Soon after the first data have been collected, data analysis and processing begins. Lab notes, analysis scripts, processing pipelines, intermediate results, and all other files that document the research process can be deposited in an RDC. The RDC can be updated as necessary at milestones in the research project. The RDC offers an environment to document and organise the data, a way to access the data from anywhere, provides a backup, but also a safe manner to share (sensitive and/or personal) data with colleagues and collaborators from inside and outside of Radboud University. When the project is finished, the RDC can be archived.

Towards the end of the research project, the results of the project will be published in a scientific journal. The data underlying that publication can be deposited in a DSC as the researcher is preparing the manuscript. The DSC offers a way to provide double anonymous access to the reviewers of the submitted manuscript prior to publication of the data. When the manuscript is accepted for publication, the corresponding DSC can be published so that the data can be reused or the results in the paper validated by the scientific community.

Role-based access management

Before publication or archiving (see below), access to collections is based on various roles with specific rights in the RDR.

  1. The support administrator offers user support for the RDR. They are members of the University's Research Data Management support team and are responsible to provide user support for all users (RU and non-RU) of the RDR. To do that, they have access to data and metadata of all collections in the RDR and to all user profiles in the RDR. They will only access collections if there is a valid reason to do so, mindful of GDPR compliance and the sensitivity of the data.

  2. The research administrator has an administrative function in the research institute (OU). The research administrator initiates data collections and assigns a collection manager: the researcher responsible for the collection. The research administrator ensures that each collection has an up-to-date manager who can be reached. Research administrators have access to all of their OU’s collections for reasons relating to scientific integrity. They will only access collections if there is a valid reason to do so, mindful of GDPR compliance and the sensitivity of the data.

  3. The collection manager is the researcher responsible for the collection. The manager can invite colleagues to view or work on the collection, edit metadata and add, modify or delete the collection's data. Once the collection is ready to be published or archived, the manager can change the status of the collection to archived or published (according to the review steps described below).

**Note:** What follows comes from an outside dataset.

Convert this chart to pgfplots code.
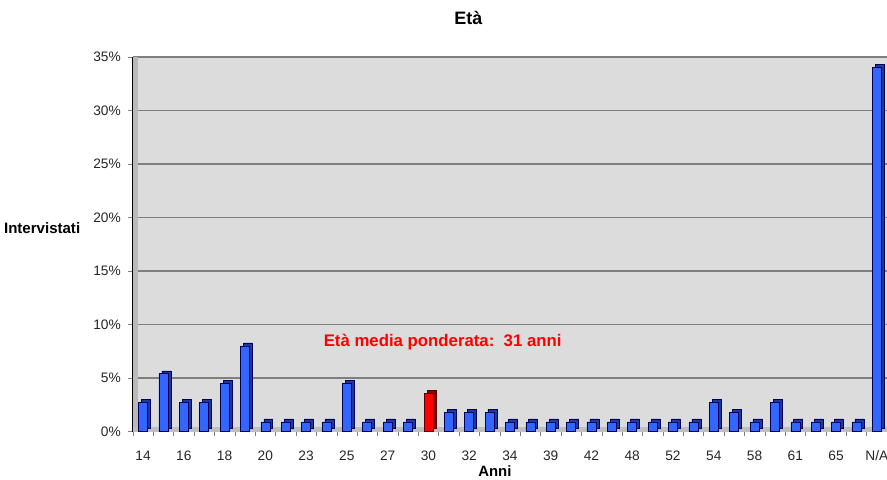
\documentclass[border=0pt]{standalone}
\usepackage{pgfplots}
\pgfplotsset{compat=1.18}
\usepackage{fontspec}
\setmainfont{Liberation Sans}

\definecolor{wallbg}{HTML}{DCDCDC}
\definecolor{gridgray}{HTML}{7F7F7F}
\definecolor{barblue}{HTML}{3366FF}
\definecolor{barside}{HTML}{1C3A9E}
\definecolor{barline}{HTML}{000055}
\definecolor{redside}{HTML}{8F0000}

\begin{document}
\begin{tikzpicture}
\begin{axis}[
    width=566.25pt, height=281.25pt, scale only axis,
    xmin=-0.5, xmax=36.5, ymin=0, ymax=35,
    ybar, bar width=6.75pt,
    axis background/.style={fill=wallbg},
    axis lines=left, axis line style={-, black, line width=0.8pt},
    tick align=outside, major tick length=3.5pt,
    ytick={0,5,...,35},
    yticklabel={\pgfmathprintnumber{\tick}\%},
    /pgf/number format/assume math mode=true,
    ymajorgrids, grid style={draw=gridgray, line width=1.1pt},
    xtick={-0.5,0.5,...,36.5}, xticklabels={},
    extra x ticks={0,2,...,36},
    extra x tick labels={14,16,18,20,23,25,27,30,32,34,39,42,48,52,54,58,61,65,N/A},
    extra x tick style={major tick length=0pt, grid=none},
    tick label style={font=\fontsize{10.3}{12}\selectfont, text=black!85},
    xticklabel style={yshift=-11pt},
    yticklabel style={xshift=-2pt},
    clip=false,
]
% back wall side and floor
\fill[gray!55] (rel axis cs:0,0) rectangle ([xshift=3.5pt]rel axis cs:0,1);
\fill[gray!50] (rel axis cs:0,0) rectangle ([yshift=3.5pt]rel axis cs:1,0);

% side faces
\addplot[fill=barside, draw=barline, line width=0.4pt, bar shift=0pt, xshift=2.2pt, yshift=2.2pt] coordinates {
(0,2.7) (1,5.4) (2,2.7) (3,2.7) (4,4.5) (5,8.0) (6,0.9) (7,0.9) (8,0.9) (9,0.9)
(10,4.5) (11,0.9) (12,0.9) (13,0.9) (15,1.8) (16,1.8) (17,1.8) (18,0.9) (19,0.9)
(20,0.9) (21,0.9) (22,0.9) (23,0.9) (24,0.9) (25,0.9) (26,0.9) (27,0.9) (28,2.7) (29,1.8)
(30,0.9) (31,2.7) (32,0.9) (33,0.9) (34,0.9) (35,0.9) (36,34.0)
};
\addplot[fill=redside, draw=redside!60!black, line width=0.4pt, bar shift=0pt, xshift=2.2pt, yshift=2.2pt] coordinates {(14,3.6)};
% front faces
\addplot[fill=barblue, draw=barline, line width=0.4pt, bar shift=0pt] coordinates {
(0,2.7) (1,5.4) (2,2.7) (3,2.7) (4,4.5) (5,8.0) (6,0.9) (7,0.9) (8,0.9) (9,0.9)
(10,4.5) (11,0.9) (12,0.9) (13,0.9) (15,1.8) (16,1.8) (17,1.8) (18,0.9) (19,0.9)
(20,0.9) (21,0.9) (22,0.9) (23,0.9) (24,0.9) (25,0.9) (26,0.9) (27,0.9) (28,2.7) (29,1.8)
(30,0.9) (31,2.7) (32,0.9) (33,0.9) (34,0.9) (35,0.9) (36,34.0)
};
\addplot[fill=red, draw=redside!60!black, line width=0.4pt, bar shift=0pt] coordinates {(14,3.6)};

\node[text=red, font=\bfseries\fontsize{12.6}{14}\selectfont] at (axis cs:14.7,8.4) {Età media ponderata:\ \ 31 anni};
\node[font=\bfseries\fontsize{11.2}{13}\selectfont, anchor=north] at ([yshift=-22.5pt]axis description cs:0.48,0) {Anni};
\node[font=\bfseries\fontsize{11.3}{13}\selectfont, anchor=east] at ([xshift=-36pt]axis description cs:0,0.544) {Intervistati};
\node[font=\bfseries\fontsize{13.5}{15}\selectfont] at ([yshift=29pt]axis description cs:0.445,1) {Età};
\end{axis}
\pgfresetboundingbox
\path ([xshift=-99.75pt,yshift=-36pt]current axis.south west) rectangle ([yshift=42.75pt]current axis.north east);
\end{tikzpicture}
\end{document}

  4. A collection contributor is a researcher who has been invited to work on the collection by the manager. The contributor can edit metadata as well as add, modify and delete the collection's data.

  5. A collection viewer is a person who has been invited to view the collection by the manager. A viewer can view and download the collection’s data.

Data archiving and publication

Data collections in the repository can have various states.

  1. Data collections are initiated in an editable state. The collection manager can invite colleagues from in and outside of Radboud University to work on the collection. Researchers can edit a collection’s metadata and add, modify and delete data files.

  2. When researchers have finished working on the collection, it should be reviewed. There are three states for review purposes: internal review, FAIR review and external review. The collection becomes read-only (i.e. 'frozen') in the review states so that it can no longer be edited, but it can easily be changed to editable again if the review process identifies changes that should be applied. The internal review state serves for internal reviews, namely reviews by all researchers working on the collection. During the FAIR review state a FAIR reviewer (an RDM expert of the university library's RDM support team) reviews the collection. External review serves for reviews by the journal to which the manuscript has been submitted. The last two review states are only available for DSCs (not for the internal DACs and RDCs).

  3. After the review process, the collection can be closed. DACs and RDCs are archived, while DSCs are published. In both cases, the collection is made read-only permanently, and a persistent identifier pointing to the collection becomes active. Changes can now only be applied by the creation of a new version of the collection. Data and metadata of archived DACs and RDCs remain internal. However, if the researcher chose to make the metadata public, the collection’s metadata become publicly available at the moment the collection is archived, and they are automatically registered in the University’s current Research Information Services (RIS). DSCs' metadata are always made publicly available upon publication and are also automatically registered in RIS. The data of published DSCs are accessible depending on the access level of the DSC selected by the collection manager.

The publication workflow for DSCs is displayed in the image below:

../_images/publish_flowstate.png

Who can access the RDR

Users are represented in the RDR by a user profile with attributes that are transferred from an external identity provider.

  1. Researchers at Dutch research institutes can log in via their SURFconext account. For researchers and students of Radboud University and Radboudumc this means they can use their U, S or Z number. Only researchers employed by Radboud University are eligible to become collection managers. Other researchers with SURFconext accounts can be made contributors or viewers upon invitation by the collection manager, and view the metadata of published DSCs. They can view and download the data of published DSCs depending on the access level of the DSC.

  2. Researchers without a SURFconext account can login using ORCID. These researchers are eligible to be collection contributors or viewers, can view the metadata of published DSCs and can view and download the data of published DSCs depending on the access level of the DSC.

  3. Researchers are also able to login with SURFconext by coupling their social media accounts (e.g. Linkedin, Facebook, Gmail) via EduID. These researchers are eligible to become collection contributors or viewers, can view the metadata of published DSCs and can view and download the data of published DSCs depending on the access level of the DSC.

  4. Anonymous users – those who do not login to the RDR – can only view the metadata of published DSCs and view and download the data of published “Open Access” DSCs (see Selecting an appropriate access level and license for your Data Sharing Collection).

User interfaces

The RDR has two user interfaces for accessing and managing datasets: a web-based portal to access and manage data and metadata and a WebDAV interface to manage data. Details can be found in our user manual.

Collection versioning

Published and archived collections are read-only and can no longer be edited. Sometimes, a researcher may wish to add data to a collection, correct an error in the collection or update the collection in another way. In that case, the repository allows a new version of the collection to be created. This is an editable copy of the published or archived collection. The collection managers and contributors can apply changes to this copy and publish or archive it as they did for the first version of the collection. All versions of the collection are available under the same persistent identifier, and they refer to each other in their descriptive metadata. The researcher is responsible for providing documentation on why the new version was necessary and what changes have been made with respect to the previous version.